Retype the whole listing verbatim and keep the pictures out of it.

» Source material
• • •

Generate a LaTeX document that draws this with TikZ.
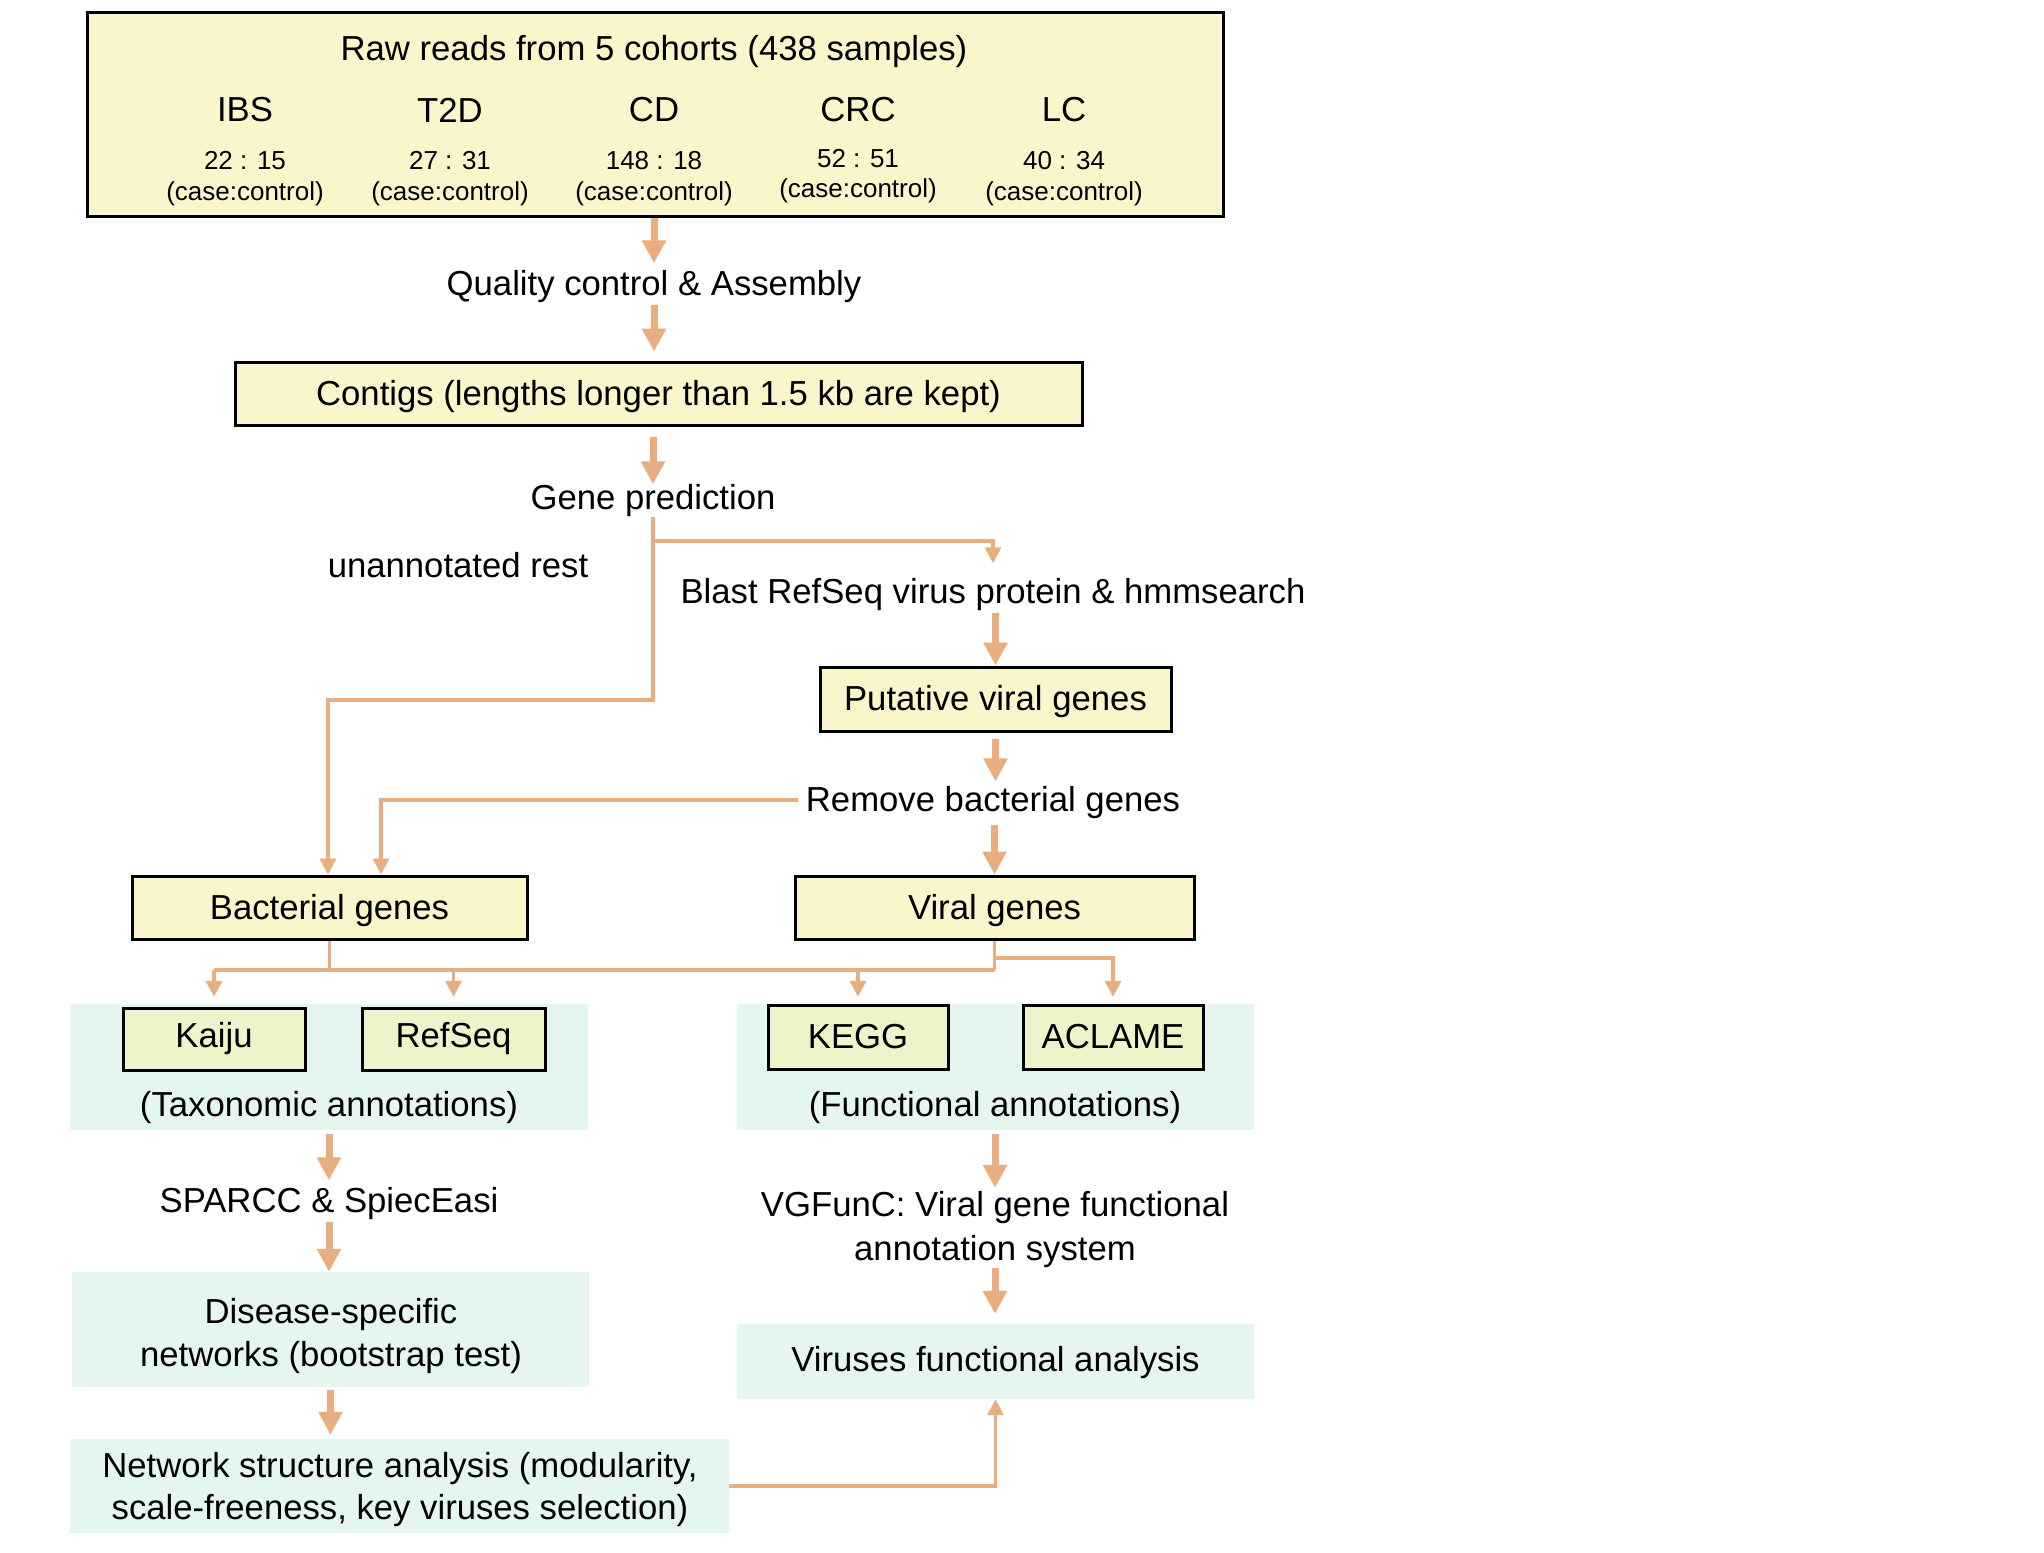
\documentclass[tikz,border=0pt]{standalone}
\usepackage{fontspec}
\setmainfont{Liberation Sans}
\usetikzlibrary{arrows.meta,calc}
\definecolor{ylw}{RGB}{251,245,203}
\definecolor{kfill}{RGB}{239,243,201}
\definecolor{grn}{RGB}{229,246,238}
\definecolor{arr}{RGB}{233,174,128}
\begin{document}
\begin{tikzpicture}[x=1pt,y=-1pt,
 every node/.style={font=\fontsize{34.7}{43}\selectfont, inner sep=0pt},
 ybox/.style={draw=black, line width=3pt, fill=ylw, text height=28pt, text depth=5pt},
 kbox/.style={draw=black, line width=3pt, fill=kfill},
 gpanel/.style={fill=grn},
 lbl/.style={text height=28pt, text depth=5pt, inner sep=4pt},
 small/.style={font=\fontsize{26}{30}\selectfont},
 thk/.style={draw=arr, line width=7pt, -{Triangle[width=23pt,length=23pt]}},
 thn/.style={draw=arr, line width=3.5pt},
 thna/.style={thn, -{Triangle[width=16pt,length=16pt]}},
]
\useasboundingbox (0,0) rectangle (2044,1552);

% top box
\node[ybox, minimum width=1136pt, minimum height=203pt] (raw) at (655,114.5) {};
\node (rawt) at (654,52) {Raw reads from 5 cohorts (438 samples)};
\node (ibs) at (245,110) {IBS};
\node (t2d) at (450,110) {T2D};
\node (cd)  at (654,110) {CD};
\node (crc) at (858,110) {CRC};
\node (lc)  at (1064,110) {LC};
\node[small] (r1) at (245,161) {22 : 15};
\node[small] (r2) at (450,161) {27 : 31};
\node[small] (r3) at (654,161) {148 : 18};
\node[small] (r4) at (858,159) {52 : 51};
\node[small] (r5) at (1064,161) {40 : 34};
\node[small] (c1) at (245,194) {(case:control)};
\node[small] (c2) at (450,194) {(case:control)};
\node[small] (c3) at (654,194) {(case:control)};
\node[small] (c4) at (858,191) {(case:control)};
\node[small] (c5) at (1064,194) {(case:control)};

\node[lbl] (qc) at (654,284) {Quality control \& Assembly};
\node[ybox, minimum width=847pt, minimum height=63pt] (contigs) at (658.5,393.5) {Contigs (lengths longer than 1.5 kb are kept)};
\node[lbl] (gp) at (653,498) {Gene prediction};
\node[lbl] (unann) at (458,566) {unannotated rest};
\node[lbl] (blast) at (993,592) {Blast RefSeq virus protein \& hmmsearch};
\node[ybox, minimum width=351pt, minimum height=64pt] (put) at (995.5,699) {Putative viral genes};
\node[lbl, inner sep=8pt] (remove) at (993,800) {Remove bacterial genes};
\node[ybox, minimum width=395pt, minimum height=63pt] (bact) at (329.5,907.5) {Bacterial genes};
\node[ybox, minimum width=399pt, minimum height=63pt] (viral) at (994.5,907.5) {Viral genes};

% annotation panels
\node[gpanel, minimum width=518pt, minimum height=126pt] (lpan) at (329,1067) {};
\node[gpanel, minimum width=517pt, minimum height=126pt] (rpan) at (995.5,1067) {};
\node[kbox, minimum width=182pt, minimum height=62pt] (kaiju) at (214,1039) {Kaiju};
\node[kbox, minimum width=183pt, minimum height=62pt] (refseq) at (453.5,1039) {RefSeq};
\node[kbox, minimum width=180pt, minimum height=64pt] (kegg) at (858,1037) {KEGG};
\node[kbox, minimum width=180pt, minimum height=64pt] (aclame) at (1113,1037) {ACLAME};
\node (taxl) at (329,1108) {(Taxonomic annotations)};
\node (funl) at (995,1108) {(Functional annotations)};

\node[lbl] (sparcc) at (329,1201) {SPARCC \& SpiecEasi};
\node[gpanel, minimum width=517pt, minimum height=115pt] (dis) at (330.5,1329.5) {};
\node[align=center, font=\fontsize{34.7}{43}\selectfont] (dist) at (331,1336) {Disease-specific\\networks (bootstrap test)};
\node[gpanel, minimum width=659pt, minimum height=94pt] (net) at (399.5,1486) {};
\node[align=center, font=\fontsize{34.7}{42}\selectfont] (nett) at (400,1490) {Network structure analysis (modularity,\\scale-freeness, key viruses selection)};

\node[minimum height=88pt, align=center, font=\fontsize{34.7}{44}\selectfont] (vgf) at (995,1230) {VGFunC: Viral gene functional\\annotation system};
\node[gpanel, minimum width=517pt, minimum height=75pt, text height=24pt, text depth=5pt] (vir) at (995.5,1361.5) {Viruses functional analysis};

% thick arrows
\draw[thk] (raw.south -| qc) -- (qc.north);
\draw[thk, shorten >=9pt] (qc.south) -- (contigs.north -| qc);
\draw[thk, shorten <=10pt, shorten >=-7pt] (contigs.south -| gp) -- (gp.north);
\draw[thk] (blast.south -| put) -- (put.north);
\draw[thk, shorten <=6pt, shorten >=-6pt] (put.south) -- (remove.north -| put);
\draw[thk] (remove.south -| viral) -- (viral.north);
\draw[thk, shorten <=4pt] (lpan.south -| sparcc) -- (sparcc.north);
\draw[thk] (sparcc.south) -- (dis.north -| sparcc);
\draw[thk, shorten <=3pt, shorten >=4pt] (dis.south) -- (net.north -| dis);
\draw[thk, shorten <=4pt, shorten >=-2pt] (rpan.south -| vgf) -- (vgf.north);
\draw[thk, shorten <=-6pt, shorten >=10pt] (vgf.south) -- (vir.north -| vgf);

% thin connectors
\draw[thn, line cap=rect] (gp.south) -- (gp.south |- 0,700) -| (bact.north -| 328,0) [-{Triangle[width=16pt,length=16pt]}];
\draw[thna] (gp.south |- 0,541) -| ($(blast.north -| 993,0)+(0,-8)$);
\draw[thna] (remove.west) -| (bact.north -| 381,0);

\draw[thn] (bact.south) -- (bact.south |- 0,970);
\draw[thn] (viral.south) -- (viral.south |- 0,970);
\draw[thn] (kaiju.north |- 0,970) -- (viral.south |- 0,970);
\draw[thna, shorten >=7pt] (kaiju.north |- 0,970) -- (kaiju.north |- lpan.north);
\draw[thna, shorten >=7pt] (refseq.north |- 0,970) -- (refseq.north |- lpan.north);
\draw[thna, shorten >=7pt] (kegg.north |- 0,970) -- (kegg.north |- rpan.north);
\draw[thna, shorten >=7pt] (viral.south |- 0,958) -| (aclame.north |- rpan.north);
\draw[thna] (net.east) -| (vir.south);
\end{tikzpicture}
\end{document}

• • •

» Written answer
Generate a LaTeX document that draws this with TikZ.
\documentclass[tikz,border=0pt]{standalone}
\usepackage{fontspec}
\setmainfont{Liberation Sans}
\usetikzlibrary{arrows.meta,calc}
\definecolor{ylw}{RGB}{251,245,203}
\definecolor{kfill}{RGB}{239,243,201}
\definecolor{grn}{RGB}{229,246,238}
\definecolor{arr}{RGB}{233,174,128}
\begin{document}
\begin{tikzpicture}[x=1pt,y=-1pt,
 every node/.style={font=\fontsize{34.7}{43}\selectfont, inner sep=0pt},
 ybox/.style={draw=black, line width=3pt, fill=ylw, text height=28pt, text depth=5pt},
 kbox/.style={draw=black, line width=3pt, fill=kfill},
 gpanel/.style={fill=grn},
 lbl/.style={text height=28pt, text depth=5pt, inner sep=4pt},
 small/.style={font=\fontsize{26}{30}\selectfont},
 thk/.style={draw=arr, line width=7pt, -{Triangle[width=23pt,length=23pt]}},
 thn/.style={draw=arr, line width=3.5pt},
 thna/.style={thn, -{Triangle[width=16pt,length=16pt]}},
]
\useasboundingbox (0,0) rectangle (2044,1552);

% top box
\node[ybox, minimum width=1136pt, minimum height=203pt] (raw) at (655,114.5) {};
\node (rawt) at (654,52) {Raw reads from 5 cohorts (438 samples)};
\node (ibs) at (245,110) {IBS};
\node (t2d) at (450,110) {T2D};
\node (cd)  at (654,110) {CD};
\node (crc) at (858,110) {CRC};
\node (lc)  at (1064,110) {LC};
\node[small] (r1) at (245,161) {22 : 15};
\node[small] (r2) at (450,161) {27 : 31};
\node[small] (r3) at (654,161) {148 : 18};
\node[small] (r4) at (858,159) {52 : 51};
\node[small] (r5) at (1064,161) {40 : 34};
\node[small] (c1) at (245,194) {(case:control)};
\node[small] (c2) at (450,194) {(case:control)};
\node[small] (c3) at (654,194) {(case:control)};
\node[small] (c4) at (858,191) {(case:control)};
\node[small] (c5) at (1064,194) {(case:control)};

\node[lbl] (qc) at (654,284) {Quality control \& Assembly};
\node[ybox, minimum width=847pt, minimum height=63pt] (contigs) at (658.5,393.5) {Contigs (lengths longer than 1.5 kb are kept)};
\node[lbl] (gp) at (653,498) {Gene prediction};
\node[lbl] (unann) at (458,566) {unannotated rest};
\node[lbl] (blast) at (993,592) {Blast RefSeq virus protein \& hmmsearch};
\node[ybox, minimum width=351pt, minimum height=64pt] (put) at (995.5,699) {Putative viral genes};
\node[lbl, inner sep=8pt] (remove) at (993,800) {Remove bacterial genes};
\node[ybox, minimum width=395pt, minimum height=63pt] (bact) at (329.5,907.5) {Bacterial genes};
\node[ybox, minimum width=399pt, minimum height=63pt] (viral) at (994.5,907.5) {Viral genes};

% annotation panels
\node[gpanel, minimum width=518pt, minimum height=126pt] (lpan) at (329,1067) {};
\node[gpanel, minimum width=517pt, minimum height=126pt] (rpan) at (995.5,1067) {};
\node[kbox, minimum width=182pt, minimum height=62pt] (kaiju) at (214,1039) {Kaiju};
\node[kbox, minimum width=183pt, minimum height=62pt] (refseq) at (453.5,1039) {RefSeq};
\node[kbox, minimum width=180pt, minimum height=64pt] (kegg) at (858,1037) {KEGG};
\node[kbox, minimum width=180pt, minimum height=64pt] (aclame) at (1113,1037) {ACLAME};
\node (taxl) at (329,1108) {(Taxonomic annotations)};
\node (funl) at (995,1108) {(Functional annotations)};

\node[lbl] (sparcc) at (329,1201) {SPARCC \& SpiecEasi};
\node[gpanel, minimum width=517pt, minimum height=115pt] (dis) at (330.5,1329.5) {};
\node[align=center, font=\fontsize{34.7}{43}\selectfont] (dist) at (331,1336) {Disease-specific\\networks (bootstrap test)};
\node[gpanel, minimum width=659pt, minimum height=94pt] (net) at (399.5,1486) {};
\node[align=center, font=\fontsize{34.7}{42}\selectfont] (nett) at (400,1490) {Network structure analysis (modularity,\\scale-freeness, key viruses selection)};

\node[minimum height=88pt, align=center, font=\fontsize{34.7}{44}\selectfont] (vgf) at (995,1230) {VGFunC: Viral gene functional\\annotation system};
\node[gpanel, minimum width=517pt, minimum height=75pt, text height=24pt, text depth=5pt] (vir) at (995.5,1361.5) {Viruses functional analysis};

% thick arrows
\draw[thk] (raw.south -| qc) -- (qc.north);
\draw[thk, shorten >=9pt] (qc.south) -- (contigs.north -| qc);
\draw[thk, shorten <=10pt, shorten >=-7pt] (contigs.south -| gp) -- (gp.north);
\draw[thk] (blast.south -| put) -- (put.north);
\draw[thk, shorten <=6pt, shorten >=-6pt] (put.south) -- (remove.north -| put);
\draw[thk] (remove.south -| viral) -- (viral.north);
\draw[thk, shorten <=4pt] (lpan.south -| sparcc) -- (sparcc.north);
\draw[thk] (sparcc.south) -- (dis.north -| sparcc);
\draw[thk, shorten <=3pt, shorten >=4pt] (dis.south) -- (net.north -| dis);
\draw[thk, shorten <=4pt, shorten >=-2pt] (rpan.south -| vgf) -- (vgf.north);
\draw[thk, shorten <=-6pt, shorten >=10pt] (vgf.south) -- (vir.north -| vgf);

% thin connectors
\draw[thn, line cap=rect] (gp.south) -- (gp.south |- 0,700) -| (bact.north -| 328,0) [-{Triangle[width=16pt,length=16pt]}];
\draw[thna] (gp.south |- 0,541) -| ($(blast.north -| 993,0)+(0,-8)$);
\draw[thna] (remove.west) -| (bact.north -| 381,0);

\draw[thn] (bact.south) -- (bact.south |- 0,970);
\draw[thn] (viral.south) -- (viral.south |- 0,970);
\draw[thn] (kaiju.north |- 0,970) -- (viral.south |- 0,970);
\draw[thna, shorten >=7pt] (kaiju.north |- 0,970) -- (kaiju.north |- lpan.north);
\draw[thna, shorten >=7pt] (refseq.north |- 0,970) -- (refseq.north |- lpan.north);
\draw[thna, shorten >=7pt] (kegg.north |- 0,970) -- (kegg.north |- rpan.north);
\draw[thna, shorten >=7pt] (viral.south |- 0,958) -| (aclame.north |- rpan.north);
\draw[thna] (net.east) -| (vir.south);
\end{tikzpicture}
\end{document}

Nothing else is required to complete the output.